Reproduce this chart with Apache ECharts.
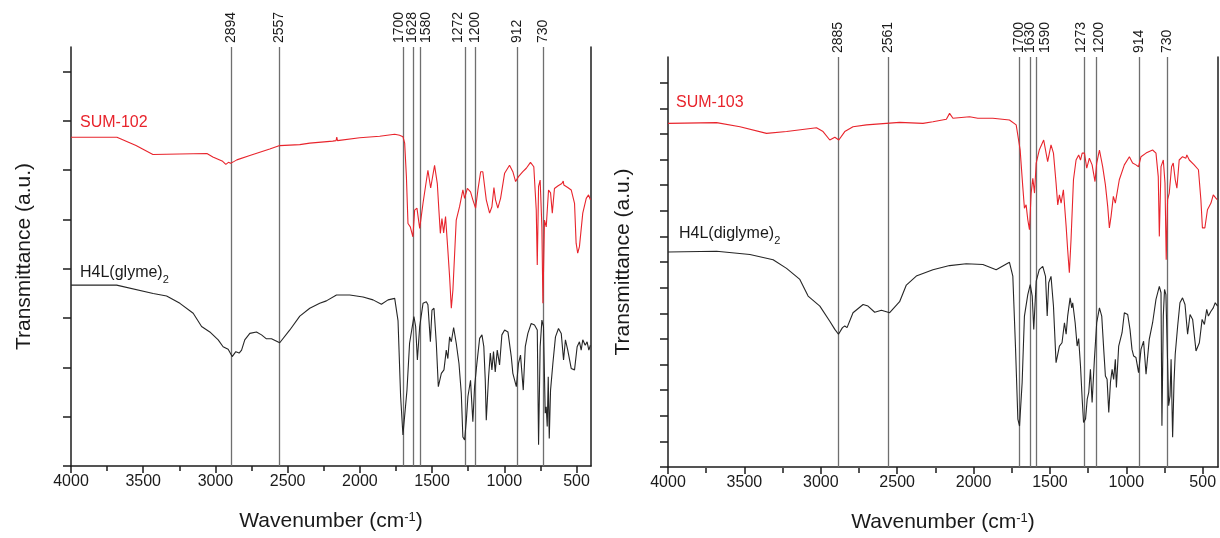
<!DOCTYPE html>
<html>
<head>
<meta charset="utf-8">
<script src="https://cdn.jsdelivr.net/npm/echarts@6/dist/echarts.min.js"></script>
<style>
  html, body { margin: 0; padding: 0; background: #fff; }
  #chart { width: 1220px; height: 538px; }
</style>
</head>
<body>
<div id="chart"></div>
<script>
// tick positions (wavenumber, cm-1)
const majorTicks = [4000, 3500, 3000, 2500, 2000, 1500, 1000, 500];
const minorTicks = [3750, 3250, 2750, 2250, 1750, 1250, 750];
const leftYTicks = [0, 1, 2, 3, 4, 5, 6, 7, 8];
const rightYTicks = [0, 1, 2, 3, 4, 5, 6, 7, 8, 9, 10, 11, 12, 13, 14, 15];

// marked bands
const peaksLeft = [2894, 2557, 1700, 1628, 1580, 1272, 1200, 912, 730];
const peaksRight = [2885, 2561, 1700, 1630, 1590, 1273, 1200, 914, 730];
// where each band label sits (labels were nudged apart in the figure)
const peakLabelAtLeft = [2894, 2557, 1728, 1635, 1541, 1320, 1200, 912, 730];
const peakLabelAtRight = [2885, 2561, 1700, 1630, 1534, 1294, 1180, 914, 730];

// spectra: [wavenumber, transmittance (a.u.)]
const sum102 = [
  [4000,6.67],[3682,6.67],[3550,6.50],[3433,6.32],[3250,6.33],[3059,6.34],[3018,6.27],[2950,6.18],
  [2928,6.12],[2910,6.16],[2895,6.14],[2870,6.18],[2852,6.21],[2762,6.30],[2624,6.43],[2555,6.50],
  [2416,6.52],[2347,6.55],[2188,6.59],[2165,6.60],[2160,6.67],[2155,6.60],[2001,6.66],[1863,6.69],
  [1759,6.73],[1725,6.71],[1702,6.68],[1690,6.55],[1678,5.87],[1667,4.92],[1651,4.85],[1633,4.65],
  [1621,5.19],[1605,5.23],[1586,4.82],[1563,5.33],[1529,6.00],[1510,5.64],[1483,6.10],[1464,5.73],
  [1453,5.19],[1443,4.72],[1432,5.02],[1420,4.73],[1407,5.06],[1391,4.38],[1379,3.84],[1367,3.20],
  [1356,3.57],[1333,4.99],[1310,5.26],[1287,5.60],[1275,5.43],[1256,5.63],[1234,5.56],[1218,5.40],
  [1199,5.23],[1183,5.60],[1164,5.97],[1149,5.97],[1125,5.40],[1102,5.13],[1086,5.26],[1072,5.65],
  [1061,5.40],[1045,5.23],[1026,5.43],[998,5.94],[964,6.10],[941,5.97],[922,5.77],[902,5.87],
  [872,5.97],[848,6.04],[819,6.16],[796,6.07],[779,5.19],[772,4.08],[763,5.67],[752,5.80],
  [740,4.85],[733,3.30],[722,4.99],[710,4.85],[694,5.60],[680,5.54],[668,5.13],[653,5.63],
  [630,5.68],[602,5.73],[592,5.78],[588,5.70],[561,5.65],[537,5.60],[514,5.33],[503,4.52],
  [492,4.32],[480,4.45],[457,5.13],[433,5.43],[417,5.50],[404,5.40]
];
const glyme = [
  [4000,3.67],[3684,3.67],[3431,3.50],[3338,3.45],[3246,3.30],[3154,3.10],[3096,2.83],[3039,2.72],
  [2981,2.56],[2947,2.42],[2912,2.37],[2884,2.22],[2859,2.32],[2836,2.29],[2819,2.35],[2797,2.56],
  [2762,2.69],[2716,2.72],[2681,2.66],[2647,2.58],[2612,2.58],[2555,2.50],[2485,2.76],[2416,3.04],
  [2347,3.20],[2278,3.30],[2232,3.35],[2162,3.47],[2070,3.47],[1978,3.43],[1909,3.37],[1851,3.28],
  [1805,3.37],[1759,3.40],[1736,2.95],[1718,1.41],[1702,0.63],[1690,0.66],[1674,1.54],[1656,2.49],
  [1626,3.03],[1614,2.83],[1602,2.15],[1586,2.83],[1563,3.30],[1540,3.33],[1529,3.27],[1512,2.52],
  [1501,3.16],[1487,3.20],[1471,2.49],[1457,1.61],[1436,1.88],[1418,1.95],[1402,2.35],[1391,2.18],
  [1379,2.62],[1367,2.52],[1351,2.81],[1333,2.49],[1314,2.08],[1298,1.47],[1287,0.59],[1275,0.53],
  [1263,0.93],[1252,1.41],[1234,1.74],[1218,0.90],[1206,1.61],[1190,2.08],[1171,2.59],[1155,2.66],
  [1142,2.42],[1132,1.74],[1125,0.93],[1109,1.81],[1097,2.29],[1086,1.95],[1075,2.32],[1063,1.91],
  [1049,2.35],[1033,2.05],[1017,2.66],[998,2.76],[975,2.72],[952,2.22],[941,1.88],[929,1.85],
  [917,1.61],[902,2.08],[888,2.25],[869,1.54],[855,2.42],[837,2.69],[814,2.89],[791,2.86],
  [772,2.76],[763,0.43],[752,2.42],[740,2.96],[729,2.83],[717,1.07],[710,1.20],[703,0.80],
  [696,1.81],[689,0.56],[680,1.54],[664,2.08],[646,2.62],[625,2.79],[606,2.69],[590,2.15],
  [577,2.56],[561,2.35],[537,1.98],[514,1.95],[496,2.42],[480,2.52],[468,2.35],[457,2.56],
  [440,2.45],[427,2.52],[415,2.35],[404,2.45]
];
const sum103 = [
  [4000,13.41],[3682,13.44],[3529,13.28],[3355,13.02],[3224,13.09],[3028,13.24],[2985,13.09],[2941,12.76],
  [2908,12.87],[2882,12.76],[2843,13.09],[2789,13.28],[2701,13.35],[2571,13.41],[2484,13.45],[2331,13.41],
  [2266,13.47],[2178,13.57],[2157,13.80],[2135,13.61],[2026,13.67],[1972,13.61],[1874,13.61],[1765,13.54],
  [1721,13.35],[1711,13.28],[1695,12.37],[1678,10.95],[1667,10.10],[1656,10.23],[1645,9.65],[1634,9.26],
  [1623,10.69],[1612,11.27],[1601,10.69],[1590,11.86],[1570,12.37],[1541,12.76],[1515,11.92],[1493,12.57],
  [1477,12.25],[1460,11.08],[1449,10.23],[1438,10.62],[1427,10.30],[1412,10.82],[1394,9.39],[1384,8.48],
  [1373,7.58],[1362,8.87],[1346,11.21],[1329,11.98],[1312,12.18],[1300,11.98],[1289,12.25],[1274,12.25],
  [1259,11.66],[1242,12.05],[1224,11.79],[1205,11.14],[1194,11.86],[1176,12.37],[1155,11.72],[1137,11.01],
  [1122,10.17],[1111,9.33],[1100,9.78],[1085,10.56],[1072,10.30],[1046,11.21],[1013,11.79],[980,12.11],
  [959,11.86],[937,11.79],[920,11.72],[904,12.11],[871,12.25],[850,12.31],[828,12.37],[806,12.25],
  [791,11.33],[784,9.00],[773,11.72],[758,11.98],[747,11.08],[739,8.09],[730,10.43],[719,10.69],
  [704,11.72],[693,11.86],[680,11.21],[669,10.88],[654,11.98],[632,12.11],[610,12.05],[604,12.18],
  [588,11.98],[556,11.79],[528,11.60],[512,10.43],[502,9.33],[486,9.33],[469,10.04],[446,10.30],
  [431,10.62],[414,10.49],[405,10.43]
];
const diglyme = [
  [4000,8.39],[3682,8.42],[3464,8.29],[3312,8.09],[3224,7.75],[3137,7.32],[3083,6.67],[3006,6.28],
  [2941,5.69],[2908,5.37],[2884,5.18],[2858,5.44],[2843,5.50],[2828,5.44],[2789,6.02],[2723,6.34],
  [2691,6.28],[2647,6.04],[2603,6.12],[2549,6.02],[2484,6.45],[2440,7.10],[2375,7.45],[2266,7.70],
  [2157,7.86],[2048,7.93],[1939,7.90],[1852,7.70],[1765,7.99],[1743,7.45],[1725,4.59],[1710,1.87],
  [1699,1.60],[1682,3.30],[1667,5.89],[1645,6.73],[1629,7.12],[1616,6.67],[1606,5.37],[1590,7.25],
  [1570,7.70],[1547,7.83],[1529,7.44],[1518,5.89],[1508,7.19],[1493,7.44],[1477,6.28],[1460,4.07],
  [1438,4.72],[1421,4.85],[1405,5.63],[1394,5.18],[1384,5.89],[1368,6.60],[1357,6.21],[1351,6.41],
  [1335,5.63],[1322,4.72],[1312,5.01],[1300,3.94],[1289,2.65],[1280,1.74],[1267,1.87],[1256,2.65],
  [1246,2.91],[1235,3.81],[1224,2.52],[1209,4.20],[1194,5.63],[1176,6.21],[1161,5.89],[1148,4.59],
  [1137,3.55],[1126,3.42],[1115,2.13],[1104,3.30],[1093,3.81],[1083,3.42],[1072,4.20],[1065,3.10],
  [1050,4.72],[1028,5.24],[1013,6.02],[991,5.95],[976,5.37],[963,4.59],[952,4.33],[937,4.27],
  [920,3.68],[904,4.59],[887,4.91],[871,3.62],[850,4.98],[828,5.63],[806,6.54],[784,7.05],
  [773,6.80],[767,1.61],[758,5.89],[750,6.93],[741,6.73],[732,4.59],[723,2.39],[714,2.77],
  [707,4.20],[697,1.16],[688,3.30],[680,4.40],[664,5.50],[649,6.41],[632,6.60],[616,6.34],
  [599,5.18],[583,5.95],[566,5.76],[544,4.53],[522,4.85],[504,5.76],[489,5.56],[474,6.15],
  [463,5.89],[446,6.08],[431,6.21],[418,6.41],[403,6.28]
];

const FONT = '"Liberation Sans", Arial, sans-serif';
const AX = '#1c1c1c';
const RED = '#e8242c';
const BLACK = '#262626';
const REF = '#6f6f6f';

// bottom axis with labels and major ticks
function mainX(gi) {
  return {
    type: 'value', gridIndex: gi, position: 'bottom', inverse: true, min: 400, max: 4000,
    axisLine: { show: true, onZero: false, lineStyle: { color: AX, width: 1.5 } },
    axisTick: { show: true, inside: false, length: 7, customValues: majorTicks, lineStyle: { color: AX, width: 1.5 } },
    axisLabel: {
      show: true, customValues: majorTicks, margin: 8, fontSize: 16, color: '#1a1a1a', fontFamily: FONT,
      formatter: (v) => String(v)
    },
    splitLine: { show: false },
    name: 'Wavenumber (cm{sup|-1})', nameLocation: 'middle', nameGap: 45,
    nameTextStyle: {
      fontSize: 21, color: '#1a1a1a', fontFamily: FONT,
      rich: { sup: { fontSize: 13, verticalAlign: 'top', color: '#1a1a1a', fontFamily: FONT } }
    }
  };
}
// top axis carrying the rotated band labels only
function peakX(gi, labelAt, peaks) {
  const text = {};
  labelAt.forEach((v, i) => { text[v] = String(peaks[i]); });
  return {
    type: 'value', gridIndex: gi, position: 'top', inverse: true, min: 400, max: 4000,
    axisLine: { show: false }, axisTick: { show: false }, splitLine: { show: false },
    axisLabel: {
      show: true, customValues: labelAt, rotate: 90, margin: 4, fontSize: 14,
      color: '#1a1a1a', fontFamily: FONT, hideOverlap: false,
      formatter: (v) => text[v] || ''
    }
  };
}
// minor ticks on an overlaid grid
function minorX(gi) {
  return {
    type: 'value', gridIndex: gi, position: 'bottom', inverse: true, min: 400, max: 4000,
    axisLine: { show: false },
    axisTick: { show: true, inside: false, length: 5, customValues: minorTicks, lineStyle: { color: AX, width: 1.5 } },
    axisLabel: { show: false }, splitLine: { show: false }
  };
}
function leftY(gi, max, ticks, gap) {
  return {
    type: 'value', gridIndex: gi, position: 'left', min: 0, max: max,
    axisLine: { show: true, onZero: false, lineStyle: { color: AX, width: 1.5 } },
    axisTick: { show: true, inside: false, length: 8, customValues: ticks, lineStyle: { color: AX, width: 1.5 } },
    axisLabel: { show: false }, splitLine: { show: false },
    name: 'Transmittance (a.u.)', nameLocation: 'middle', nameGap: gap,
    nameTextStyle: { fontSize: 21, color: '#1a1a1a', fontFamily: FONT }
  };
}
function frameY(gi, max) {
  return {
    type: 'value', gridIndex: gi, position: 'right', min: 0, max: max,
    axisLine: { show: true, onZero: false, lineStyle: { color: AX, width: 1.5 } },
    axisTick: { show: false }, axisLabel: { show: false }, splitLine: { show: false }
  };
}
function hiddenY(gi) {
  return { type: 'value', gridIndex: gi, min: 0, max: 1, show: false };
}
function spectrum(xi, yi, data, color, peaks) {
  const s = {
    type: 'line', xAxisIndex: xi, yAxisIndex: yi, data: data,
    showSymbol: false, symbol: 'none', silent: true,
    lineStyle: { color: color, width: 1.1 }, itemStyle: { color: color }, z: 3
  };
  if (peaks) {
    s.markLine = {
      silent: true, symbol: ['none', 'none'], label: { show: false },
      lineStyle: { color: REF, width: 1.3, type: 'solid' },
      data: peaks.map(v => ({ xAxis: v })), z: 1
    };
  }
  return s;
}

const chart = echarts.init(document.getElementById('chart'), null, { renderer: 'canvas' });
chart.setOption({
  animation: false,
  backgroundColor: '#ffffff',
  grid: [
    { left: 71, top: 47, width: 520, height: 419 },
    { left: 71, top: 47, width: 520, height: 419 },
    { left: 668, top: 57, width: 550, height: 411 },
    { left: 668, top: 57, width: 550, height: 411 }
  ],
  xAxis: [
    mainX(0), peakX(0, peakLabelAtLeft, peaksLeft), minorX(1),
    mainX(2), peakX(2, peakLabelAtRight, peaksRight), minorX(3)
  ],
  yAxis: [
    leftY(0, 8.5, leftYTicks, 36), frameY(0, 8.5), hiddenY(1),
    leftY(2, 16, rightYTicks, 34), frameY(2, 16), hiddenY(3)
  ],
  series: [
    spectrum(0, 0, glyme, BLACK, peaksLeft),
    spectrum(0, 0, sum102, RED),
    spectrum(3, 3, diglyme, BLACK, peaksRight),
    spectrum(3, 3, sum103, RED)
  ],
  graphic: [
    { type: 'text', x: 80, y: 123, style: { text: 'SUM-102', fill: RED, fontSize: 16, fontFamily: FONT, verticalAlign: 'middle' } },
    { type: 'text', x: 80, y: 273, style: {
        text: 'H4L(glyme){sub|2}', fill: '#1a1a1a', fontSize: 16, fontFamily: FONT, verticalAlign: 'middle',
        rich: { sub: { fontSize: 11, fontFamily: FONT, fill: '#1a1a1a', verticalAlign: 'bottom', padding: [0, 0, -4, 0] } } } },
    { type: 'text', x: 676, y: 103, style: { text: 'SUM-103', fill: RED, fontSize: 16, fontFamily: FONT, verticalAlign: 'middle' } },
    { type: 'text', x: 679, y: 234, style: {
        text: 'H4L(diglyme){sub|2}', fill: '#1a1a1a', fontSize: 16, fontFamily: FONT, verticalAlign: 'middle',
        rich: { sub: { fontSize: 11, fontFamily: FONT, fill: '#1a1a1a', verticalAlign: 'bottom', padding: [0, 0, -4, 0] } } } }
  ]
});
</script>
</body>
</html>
▬▬▬▬▬▬
Find each line holding the string "with" and copy it out.

Reproduce this chart with Apache ECharts.
// bottom axis with labels and major ticks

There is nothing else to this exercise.